**Listing**

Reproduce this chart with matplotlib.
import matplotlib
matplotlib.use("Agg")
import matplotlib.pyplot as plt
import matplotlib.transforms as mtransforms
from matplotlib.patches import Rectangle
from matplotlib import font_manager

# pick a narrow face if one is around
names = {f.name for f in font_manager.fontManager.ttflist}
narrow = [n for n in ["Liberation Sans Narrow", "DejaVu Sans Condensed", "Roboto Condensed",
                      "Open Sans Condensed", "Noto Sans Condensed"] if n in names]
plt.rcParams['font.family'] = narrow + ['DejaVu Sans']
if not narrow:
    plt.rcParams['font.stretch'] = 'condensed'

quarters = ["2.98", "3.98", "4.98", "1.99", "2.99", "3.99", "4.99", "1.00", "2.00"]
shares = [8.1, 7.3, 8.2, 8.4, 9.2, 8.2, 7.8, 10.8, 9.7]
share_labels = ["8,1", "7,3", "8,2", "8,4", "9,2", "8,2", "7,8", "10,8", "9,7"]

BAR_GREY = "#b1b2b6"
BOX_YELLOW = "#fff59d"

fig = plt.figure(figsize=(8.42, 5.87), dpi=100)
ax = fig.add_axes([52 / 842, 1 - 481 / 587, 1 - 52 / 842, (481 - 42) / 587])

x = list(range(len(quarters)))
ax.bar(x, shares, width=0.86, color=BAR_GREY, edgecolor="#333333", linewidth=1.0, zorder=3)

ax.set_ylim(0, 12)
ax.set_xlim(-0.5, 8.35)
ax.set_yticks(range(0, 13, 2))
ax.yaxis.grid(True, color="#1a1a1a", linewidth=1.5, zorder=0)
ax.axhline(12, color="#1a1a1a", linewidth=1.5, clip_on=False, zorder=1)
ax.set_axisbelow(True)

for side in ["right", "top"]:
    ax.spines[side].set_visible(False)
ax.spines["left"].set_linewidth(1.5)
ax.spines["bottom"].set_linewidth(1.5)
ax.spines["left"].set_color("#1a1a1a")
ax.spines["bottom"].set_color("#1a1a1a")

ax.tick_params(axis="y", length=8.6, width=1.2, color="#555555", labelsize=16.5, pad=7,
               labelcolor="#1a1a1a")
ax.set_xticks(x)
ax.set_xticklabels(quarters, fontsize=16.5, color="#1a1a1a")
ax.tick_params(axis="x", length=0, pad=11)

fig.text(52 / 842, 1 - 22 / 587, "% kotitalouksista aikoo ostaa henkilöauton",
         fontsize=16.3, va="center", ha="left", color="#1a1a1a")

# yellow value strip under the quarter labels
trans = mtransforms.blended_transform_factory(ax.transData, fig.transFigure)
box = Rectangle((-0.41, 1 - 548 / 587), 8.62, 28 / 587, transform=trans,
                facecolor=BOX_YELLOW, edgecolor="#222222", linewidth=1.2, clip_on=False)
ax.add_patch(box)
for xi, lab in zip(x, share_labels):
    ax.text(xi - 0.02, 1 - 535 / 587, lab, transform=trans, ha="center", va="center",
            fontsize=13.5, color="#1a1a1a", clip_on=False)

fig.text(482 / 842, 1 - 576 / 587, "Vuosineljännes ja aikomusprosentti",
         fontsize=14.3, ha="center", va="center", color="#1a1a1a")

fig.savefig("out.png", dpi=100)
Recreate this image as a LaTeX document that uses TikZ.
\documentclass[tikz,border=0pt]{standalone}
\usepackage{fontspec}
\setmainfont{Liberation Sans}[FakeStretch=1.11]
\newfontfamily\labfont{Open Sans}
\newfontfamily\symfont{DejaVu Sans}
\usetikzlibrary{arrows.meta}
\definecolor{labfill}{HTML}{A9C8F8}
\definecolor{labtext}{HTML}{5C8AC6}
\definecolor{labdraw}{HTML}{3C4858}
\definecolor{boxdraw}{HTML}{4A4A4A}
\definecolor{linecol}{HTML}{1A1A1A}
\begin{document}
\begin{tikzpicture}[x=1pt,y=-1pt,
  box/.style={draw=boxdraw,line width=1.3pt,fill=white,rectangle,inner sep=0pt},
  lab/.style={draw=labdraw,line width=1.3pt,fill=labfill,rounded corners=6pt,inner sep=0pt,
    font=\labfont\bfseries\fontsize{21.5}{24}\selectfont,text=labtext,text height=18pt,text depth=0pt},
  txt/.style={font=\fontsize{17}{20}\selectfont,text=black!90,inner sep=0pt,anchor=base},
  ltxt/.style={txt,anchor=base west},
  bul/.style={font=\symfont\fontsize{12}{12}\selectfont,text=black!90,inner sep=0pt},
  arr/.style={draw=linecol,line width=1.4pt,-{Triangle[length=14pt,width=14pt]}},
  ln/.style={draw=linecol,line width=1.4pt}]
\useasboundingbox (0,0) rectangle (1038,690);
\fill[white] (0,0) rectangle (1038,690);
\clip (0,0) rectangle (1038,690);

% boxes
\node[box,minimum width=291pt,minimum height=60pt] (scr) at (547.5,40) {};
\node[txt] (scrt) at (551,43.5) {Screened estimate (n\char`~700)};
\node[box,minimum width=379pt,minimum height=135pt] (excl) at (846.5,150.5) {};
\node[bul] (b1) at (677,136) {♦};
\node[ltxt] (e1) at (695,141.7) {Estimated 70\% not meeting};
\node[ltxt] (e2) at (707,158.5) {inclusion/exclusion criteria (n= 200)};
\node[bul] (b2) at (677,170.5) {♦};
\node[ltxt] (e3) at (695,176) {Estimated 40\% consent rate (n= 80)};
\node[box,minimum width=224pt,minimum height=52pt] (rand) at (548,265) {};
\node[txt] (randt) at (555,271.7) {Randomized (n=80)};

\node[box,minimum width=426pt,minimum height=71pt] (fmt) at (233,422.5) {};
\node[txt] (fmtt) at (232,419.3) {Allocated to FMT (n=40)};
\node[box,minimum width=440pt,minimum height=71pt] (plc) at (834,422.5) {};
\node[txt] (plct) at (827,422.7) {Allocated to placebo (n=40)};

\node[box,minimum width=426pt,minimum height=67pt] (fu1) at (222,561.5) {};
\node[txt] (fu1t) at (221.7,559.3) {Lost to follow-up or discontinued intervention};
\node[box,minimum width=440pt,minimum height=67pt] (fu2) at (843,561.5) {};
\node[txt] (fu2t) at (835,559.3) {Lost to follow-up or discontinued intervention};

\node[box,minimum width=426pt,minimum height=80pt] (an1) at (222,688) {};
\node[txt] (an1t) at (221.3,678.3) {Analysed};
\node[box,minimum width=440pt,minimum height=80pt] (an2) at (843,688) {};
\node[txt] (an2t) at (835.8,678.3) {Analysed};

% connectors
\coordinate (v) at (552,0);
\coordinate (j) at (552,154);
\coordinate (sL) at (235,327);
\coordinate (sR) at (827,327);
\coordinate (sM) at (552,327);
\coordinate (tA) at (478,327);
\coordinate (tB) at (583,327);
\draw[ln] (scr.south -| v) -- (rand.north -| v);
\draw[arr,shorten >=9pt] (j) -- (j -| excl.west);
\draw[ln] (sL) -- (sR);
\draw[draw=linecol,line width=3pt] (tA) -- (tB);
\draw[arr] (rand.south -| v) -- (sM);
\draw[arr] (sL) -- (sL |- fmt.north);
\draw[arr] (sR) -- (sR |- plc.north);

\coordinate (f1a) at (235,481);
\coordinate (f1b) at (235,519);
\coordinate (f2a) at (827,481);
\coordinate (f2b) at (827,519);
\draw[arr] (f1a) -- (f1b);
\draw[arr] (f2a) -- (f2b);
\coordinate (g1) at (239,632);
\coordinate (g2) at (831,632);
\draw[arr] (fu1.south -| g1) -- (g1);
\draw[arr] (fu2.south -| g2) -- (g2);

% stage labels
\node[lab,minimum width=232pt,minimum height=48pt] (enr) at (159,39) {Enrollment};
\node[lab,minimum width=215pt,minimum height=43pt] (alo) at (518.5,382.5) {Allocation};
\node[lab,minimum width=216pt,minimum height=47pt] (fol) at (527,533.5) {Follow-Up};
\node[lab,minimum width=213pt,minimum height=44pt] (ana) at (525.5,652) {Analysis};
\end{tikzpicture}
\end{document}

**Do this**
Word for word, reproduce the listing above from its start up to and including the line that has "plt.rcParams['font.stretch'] = 'condensed'". Give only those lines.

**Exercise output**
Reproduce this chart with matplotlib.
import matplotlib
matplotlib.use("Agg")
import matplotlib.pyplot as plt
import matplotlib.transforms as mtransforms
from matplotlib.patches import Rectangle
from matplotlib import font_manager

# pick a narrow face if one is around
names = {f.name for f in font_manager.fontManager.ttflist}
narrow = [n for n in ["Liberation Sans Narrow", "DejaVu Sans Condensed", "Roboto Condensed",
                      "Open Sans Condensed", "Noto Sans Condensed"] if n in names]
plt.rcParams['font.family'] = narrow + ['DejaVu Sans']
if not narrow:
    plt.rcParams['font.stretch'] = 'condensed'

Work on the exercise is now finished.